I turn off the status bar, myself, because that's not a pratical way to manage screen with 40+ windows. Using Ctrl-A + " will open a list of all screens. You can name individual windows with Ctrl-A + A. I also use a customized .screenrc that, among other things, shows the Shell Title message in the Window listing.
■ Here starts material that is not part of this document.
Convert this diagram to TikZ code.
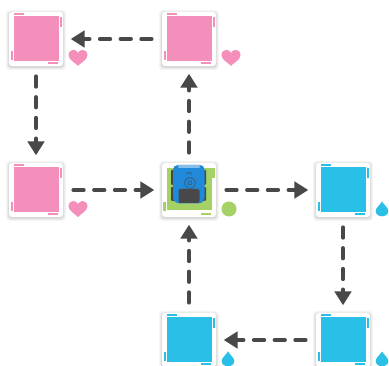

# terminfo and termcap for nice 256 color terminal
# allow bold colors - necessary for some reason
attrcolor b ".I"
# tell screen how to set colors. AB = background, AF=foreground
#termcapinfo xterm 'ti=\E[?1049h:te=\E[?1049l'
#termcapinfo xterm 'Co#256:AB=\E[48;5;%dm:AF=\E[38;5;%dm:hs:ts=\E]2;:fs=\007:ds=\E]2;screen\007'
termcapinfo xterm* 'Co#256:AB=\E[48;5;%dm:AF=\E[38;5;%dm:hs:ts=\E]2;:fs=\007:ds=\E]2;screen\007:ti=\E[?1049h:te=\E[?1049l:XT'
termcapinfo screen* 'Co#256:AB=\E[48;5;%dm:AF=\E[38;5;%dm:hs:ts=\E]2;:fs=\E\\:ds=\E]2;screen\E\\:ti=\E[?1049h:te=\E[?1049l:XT'
# erase background with current bg color
defbce "on"
altscreen on
#hardstatus on
defscrollback 2000
multiuser on
hardstatus string "[%n%?: %t%?] %h"
windowlist string "%3n %t %h%=%f"
Best Answer
Add
startup_message off
to your .screenrc:Actually, the default is to display the startup message only when screen is not passed any argument.